Leave it on the Machine
Growing up, the phrase “Leave it on the machine” meant one thing and one thing only: Call me on a hardline telephone and leave a specific voice message on the answering machine connected to the hardline telephone in my house. I’m not sure when that turn of phrase fell out of favor — does anyone say, “Leave it on voice mail” today?
Come to think of it — what did we used to say before the days of the standalone answering machine? “Write me a letter?” “Send it via Western Union?” “Pony Express me?”
“Send me a letter” used to suggest a direct, human connection with someone — today, letter writing is perceived as more of an insult because it delays the notion of instant gratification.
I wonder if “Email me!” has the same authenticity as “Leave it on the machine.”
I’ve heard “SMS me” before, but not “Twitter me” so much. “Find me on Facebook” has a social ring to it — if Facebook would actually allow you to add as many friends as you wanted. I don’t understand why Facebook limits how many friends you can have. For a social network, that bully behavior is incredibly anti-social.

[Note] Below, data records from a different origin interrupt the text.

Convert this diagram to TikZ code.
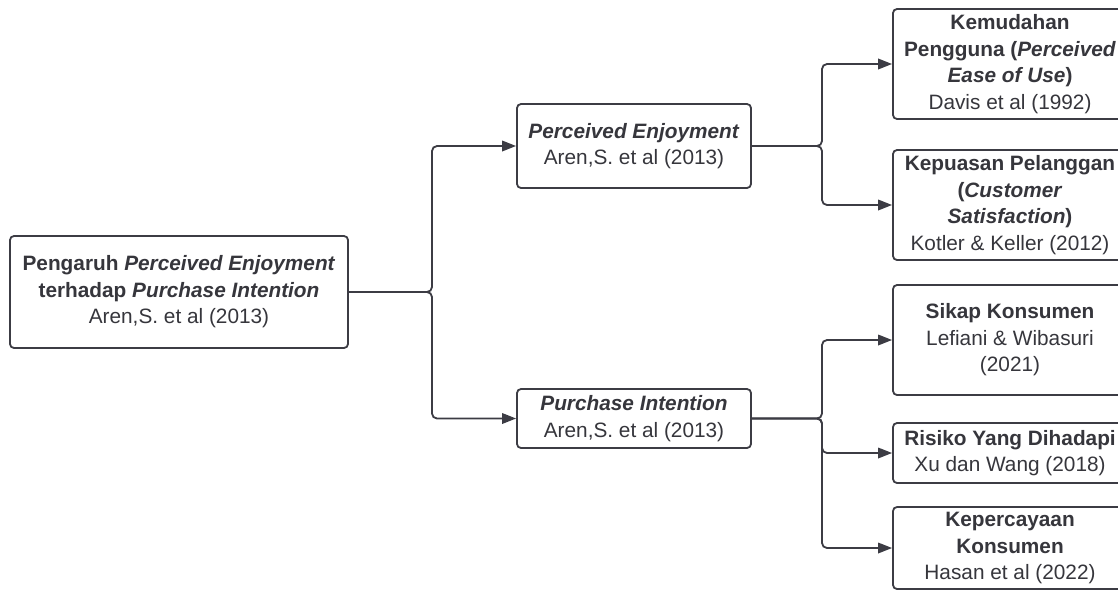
\documentclass[tikz,border=0pt]{standalone}
\usepackage{fontspec}
\setmainfont{Liberation Sans}
\usetikzlibrary{arrows.meta}
\definecolor{txt}{HTML}{36363C}
\definecolor{ln}{HTML}{3C3C44}
\tikzset{
  box/.style={draw=ln, line width=1.8pt, rounded corners=4pt, fill=white,
    align=center, text=txt, inner sep=0pt,
    font=\fontsize{20.8}{26.5}\selectfont},
  conn/.style={draw=ln, line width=1.8pt, rounded corners=5pt,
    -{Triangle[length=14pt,width=10.5pt]}},
}
\begin{document}
\begin{tikzpicture}[x=1pt,y=-1pt]
\clip (0,0) rectangle (1118,590);
\fill[white] (0,0) rectangle (1118,590);
\node[box, minimum width=338pt, minimum height=112pt] (L) at (179,292)
  {\textbf{Pengaruh \textit{Perceived Enjoyment}}\\\textbf{terhadap \textit{Purchase Intention}}\\Aren,S. et al (2013)};
\node[box, minimum width=234pt, minimum height=84pt] (PE) at (634,146)
  {\textbf{\textit{Perceived Enjoyment}}\\Aren,S. et al (2013)};
\node[box, minimum width=234pt, minimum height=59pt] (PI) at (634,418.5)
  {\textbf{\textit{Purchase Intention}}\\Aren,S. et al (2013)};
\node[box, minimum width=234pt, minimum height=110pt] (K1) at (1010,64)
  {\textbf{Kemudahan}\\\textbf{Pengguna (\textit{Perceived}}\\\textbf{\textit{Ease of Use})}\\Davis et al (1992)};
\node[box, minimum width=234pt, minimum height=110pt] (K2) at (1010,205)
  {\textbf{Kepuasan Pelanggan}\\\textbf{(\textit{Customer}}\\\textbf{\textit{Satisfaction})}\\Kotler \& Keller (2012)};
\node[box, minimum width=234pt, minimum height=110pt] (S) at (1010,340)
  {\textbf{Sikap Konsumen}\\Lefiani \& Wibasuri\\(2021)};
\node[box, minimum width=234pt, minimum height=60pt] (R) at (1010,453)
  {\textbf{Risiko Yang Dihadapi}\\Xu dan Wang (2018)};
\node[box, minimum width=234pt, minimum height=82pt] (KP) at (1010,548)
  {\textbf{Kepercayaan}\\\textbf{Konsumen}\\Hasan et al (2022)};
\coordinate (j0) at (432,292);
\coordinate (j1) at (822,146);
\coordinate (j2) at (822,418.5);
\draw[conn] (L.east) -- (j0) |- (PE.west);
\draw[conn] (L.east) -- (j0) |- (PI.west);
\draw[conn] (PE.east) -- (j1) |- (K1.west);
\draw[conn] (PE.east) -- (j1) |- (K2.west);
\draw[conn] (PI.east) -- (j2) |- (S.west);
\draw[conn] (PI.east) -- (j2) |- (R.west);
\draw[conn] (PI.east) -- (j2) |- (KP.west);
\end{tikzpicture}
\end{document}
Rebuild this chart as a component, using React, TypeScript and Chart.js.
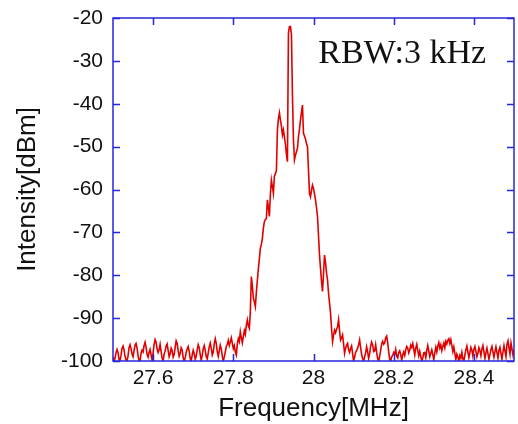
import React, { useEffect, useRef } from "react";
import { Chart, registerables } from "chart.js";

Chart.register(...registerables);

// Frequency grid (MHz) of the spectrum analyser trace
const FREQ_START = 27.5;
const FREQ_STEP = 0.0025;

const X_TICKS = [27.6, 27.8, 28.0, 28.2, 28.4];
const Y_TICKS = [-100, -90, -80, -70, -60, -50, -40, -30, -20];

const X_TITLE = "Frequency[MHz]";
const Y_TITLE = "Intensity[dBm]";
const ANNOTATION = "RBW:3 kHz";

// Intensity in dBm, 27.5000 .. 27.7925 MHz (noise floor, left)
const INTENSITY_LEFT = [
  -99.0, -100, -99.4, -98.1, -97.3, -98.0, -99.6, -100, -98.7, -97.0, -96.5, -97.4, -98.9, -99.7, -100, -98.8, -96.9, -96.2, -97.1, -98.4,
  -99.0, -97.6, -96.3, -95.9, -97.0, -98.8, -99.9, -100, -98.2, -97.5, -97.9, -96.4, -95.6, -96.8, -98.5, -99.1, -98.0, -97.3, -98.6, -99.8,
  -98.1, -96.2, -95.0, -95.6, -97.2, -98.0, -97.4, -96.1, -97.8, -99.3, -100, -98.4, -97.7, -96.5, -96.0, -97.5, -99.0, -98.3, -97.0, -97.6,
  -99.1, -98.5, -96.8, -95.3, -95.9, -97.6, -98.9, -98.2, -96.9, -97.4, -99.2, -100, -99.3, -98.0, -97.2, -96.6, -97.7, -99.4, -100, -98.6,
  -97.5, -98.3, -99.6, -98.9, -97.4, -96.2, -96.9, -98.5, -99.8, -98.7, -97.1, -96.4, -97.6, -99.0, -99.5, -98.1, -96.7, -95.8, -97.0, -98.6,
  -97.9, -96.0, -94.8, -95.9, -97.8, -98.9, -97.6, -96.3, -97.2, -98.8, -100, -99.1, -97.9, -96.6, -96.1, -95.2, -96.4, -95.6,
];

// Intensity in dBm, 27.7950 .. 28.1150 MHz (signal region)
const INTENSITY_SIGNAL = [
  -94.6, -95.8, -97.1, -96.4, -97.9, -98.6, -96.0, -94.8, -95.5, -93.2, -94.6, -95.8, -94.3, -92.9, -93.8, -91.7, -90.4, -91.8, -92.4, -88.6,
  -80.3, -82.4, -85.3, -86.2, -87.3, -84.0, -81.1, -78.5, -76.2, -73.7, -72.8, -71.4, -69.0, -67.5, -67.0, -66.8, -62.4, -64.1, -66.3, -61.0,
  -57.8, -59.3, -60.9, -56.9, -56.3, -55.5, -46.1, -43.5, -42.1, -43.8, -45.2, -47.3, -46.1, -47.7, -49.5, -51.8, -53.5, -23.5, -22.0, -22.0,
  -23.8, -38.0, -48.5, -53.1, -52.0, -51.2, -50.4, -47.7, -45.9, -43.8, -42.0, -40.3, -46.9, -47.5, -48.2, -49.3, -50.0, -55.5, -60.9, -61.7,
  -60.2, -59.0, -59.8, -61.0, -62.4, -64.2, -66.3, -70.8, -75.3, -78.4, -81.5, -83.8, -79.6, -75.3, -77.0, -79.5, -81.1, -84.2, -86.5, -88.9,
  -92.3, -95.5, -94.0, -92.8, -93.4, -92.6, -92.0, -90.4, -92.9, -95.1, -94.6, -93.9, -96.0, -98.2, -97.0, -96.3, -95.9, -97.4, -98.0, -97.1,
  -96.5, -98.3, -100, -99.1, -98.0, -97.6, -97.0, -96.2, -95.1,
];

// Intensity in dBm, 28.1175 .. 28.5000 MHz (noise floor, right)
const INTENSITY_RIGHT = [
  -96.8, -98.5, -99.4, -100, -99.0, -98.1, -96.7, -97.9, -99.4, -98.3, -96.5, -95.6, -96.3, -97.8, -97.6, -96.2, -98.0, -99.5, -100, -98.9,
  -97.5, -96.0, -95.4, -96.1, -95.8, -94.6, -94.2, -95.7, -97.8, -99.6, -100, -99.0, -98.7, -98.0, -98.4, -97.3, -98.9, -99.3, -98.0, -97.6,
  -98.5, -99.8, -98.6, -97.9, -98.7, -97.4, -96.6, -97.0, -98.1, -97.5, -96.3, -96.8, -95.9, -97.2, -98.6, -97.0, -96.1, -97.5, -98.8, -97.7,
  -98.9, -100, -99.3, -98.1, -98.0, -99.2, -97.6, -96.4, -97.7, -99.0, -98.2, -97.4, -98.5, -99.7, -98.1, -96.8, -97.9, -96.5, -95.7, -97.0,
  -96.2, -97.6, -96.6, -95.8, -96.9, -95.4, -96.0, -95.1, -94.8, -95.9, -95.0, -96.4, -97.8, -96.7, -98.2, -99.6, -98.4, -99.1, -100, -98.7,
  -99.3, -98.0, -99.5, -100, -98.6, -97.4, -96.5, -97.9, -99.2, -98.0, -96.8, -97.5, -98.9, -97.3, -96.6, -97.7, -99.0, -98.2, -96.9, -97.6,
  -98.8, -97.2, -96.4, -97.8, -99.4, -98.1, -97.0, -98.3, -99.6, -98.5, -97.3, -96.6, -97.9, -99.1, -97.8, -96.7, -98.0, -99.3, -97.5, -96.8,
  -98.2, -99.6, -97.9, -96.4, -97.7, -99.0, -96.1, -95.3, -96.9, -98.4, -95.8, -97.2, -98.6, -97.4,
];

const INTENSITY = [...INTENSITY_LEFT, ...INTENSITY_SIGNAL, ...INTENSITY_RIGHT];
const FREQUENCY = INTENSITY.map((_, i) => +(FREQ_START + i * FREQ_STEP).toFixed(4));

const AXIS_COLOR = "#2626e0";
const LINE_COLOR = "#e00000";
const TEXT_COLOR = "#111111";
const SANS = '"Liberation Sans", Arial, sans-serif';
const SERIF = '"Liberation Serif", "Times New Roman", serif';

const framePlugin = {
  id: "frameTicks",
  afterDatasetsDraw(chart: any) {
    const { ctx, chartArea, scales } = chart;
    const { left, right, top, bottom } = chartArea;
    const xs = scales.x;
    const ys = scales.y;
    ctx.save();
    ctx.strokeStyle = AXIS_COLOR;
    ctx.lineWidth = 1.5;
    ctx.strokeRect(left, top, right - left, bottom - top);
    ctx.beginPath();
    const len = 7;
    X_TICKS.forEach((v) => {
      const px = Math.round(xs.getPixelForValue(v)) + 0.5;
      ctx.moveTo(px, bottom);
      ctx.lineTo(px, bottom - len);
      ctx.moveTo(px, top);
      ctx.lineTo(px, top + len);
    });
    Y_TICKS.forEach((v) => {
      const py = Math.round(ys.getPixelForValue(v)) + 0.5;
      ctx.moveTo(left, py);
      ctx.lineTo(left + len, py);
      ctx.moveTo(right, py);
      ctx.lineTo(right - len, py);
    });
    ctx.stroke();

    ctx.fillStyle = TEXT_COLOR;
    ctx.font = `34px ${SERIF}`;
    ctx.textBaseline = "alphabetic";
    ctx.textAlign = "left";
    ctx.fillText(ANNOTATION, xs.getPixelForValue(28.012), ys.getPixelForValue(-30.5));
    ctx.restore();
  },
};

export default function App() {
  const canvasRef = useRef<HTMLCanvasElement | null>(null);

  useEffect(() => {
    const canvas = canvasRef.current;
    if (!canvas) return;
    const points = FREQUENCY.map((f, i) => ({ x: f, y: INTENSITY[i] }));
    const chart = new Chart(canvas, {
      type: "line",
      data: {
        datasets: [
          {
            data: points,
            borderColor: LINE_COLOR,
            borderWidth: 1.6,
            pointRadius: 0,
            tension: 0,
            fill: false,
          },
        ],
      },
      options: {
        animation: false,
        responsive: false,
        layout: { padding: { top: 18, right: 4, left: 0, bottom: 0 } },
        plugins: { legend: { display: false }, tooltip: { enabled: false } },
        scales: {
          x: {
            type: "linear",
            min: 27.5,
            max: 28.5,
            afterBuildTicks: (s: any) => {
              s.ticks = X_TICKS.map((v) => ({ value: v }));
            },
            afterFit: (s: any) => {
              s.height = 63;
              s.paddingLeft = 0;
              s.paddingRight = 0;
            },
            grid: { display: false, drawTicks: false },
            border: { display: false },
            ticks: {
              autoSkip: false,
              maxRotation: 0,
              padding: 5,
              color: TEXT_COLOR,
              font: { family: SANS, size: 21 },
              callback: (v: any) => String(+Number(v).toFixed(1)),
            },
            title: {
              display: true,
              text: X_TITLE,
              color: TEXT_COLOR,
              font: { family: SANS, size: 26 },
              padding: { top: 0, bottom: 0 },
            },
          },
          y: {
            type: "linear",
            min: -100,
            max: -20,
            afterBuildTicks: (s: any) => {
              s.ticks = Y_TICKS.map((v) => ({ value: v }));
            },
            afterFit: (s: any) => {
              s.width = 113;
              s.paddingTop = 0;
              s.paddingBottom = 0;
            },
            grid: { display: false, drawTicks: false },
            border: { display: false },
            ticks: {
              padding: 10,
              color: TEXT_COLOR,
              font: { family: SANS, size: 21 },
            },
            title: {
              display: true,
              text: Y_TITLE,
              color: TEXT_COLOR,
              font: { family: SANS, size: 26 },
              padding: { top: 12, bottom: 0 },
            },
          },
        },
      },
      plugins: [framePlugin],
    });
    return () => chart.destroy();
  }, []);

  return (
    <div style={{ position: "fixed", left: 0, top: 0, width: 518, height: 424, background: "#ffffff" }}>
      <canvas ref={canvasRef} width={518} height={424} />
    </div>
  );
}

I wonder if the more modern notion of “Find Me” is a better overall replacement to “Leave it on the machine” because it suggests a connectivity without outrageous specificity.
Here’s how my current Email signature reads:
David W. Boles, MFA
Too much information? Not enough? Have I properly authenticated myself? Notice all my contact points are online and filled with content. There’s no direct at-home method of getting in touch. Maybe I’ll add my new 212 Area Code phone number because Google Voice does an excellent job at invisibly managing and screening all my calls.
I always find it funny when I get in touch with people I haven’t seen for a long time. They always claim to not to know where to find me — and when I tell them I’m pretty easy to find on the internet — all they have to do, I tell them, is to “Google me.”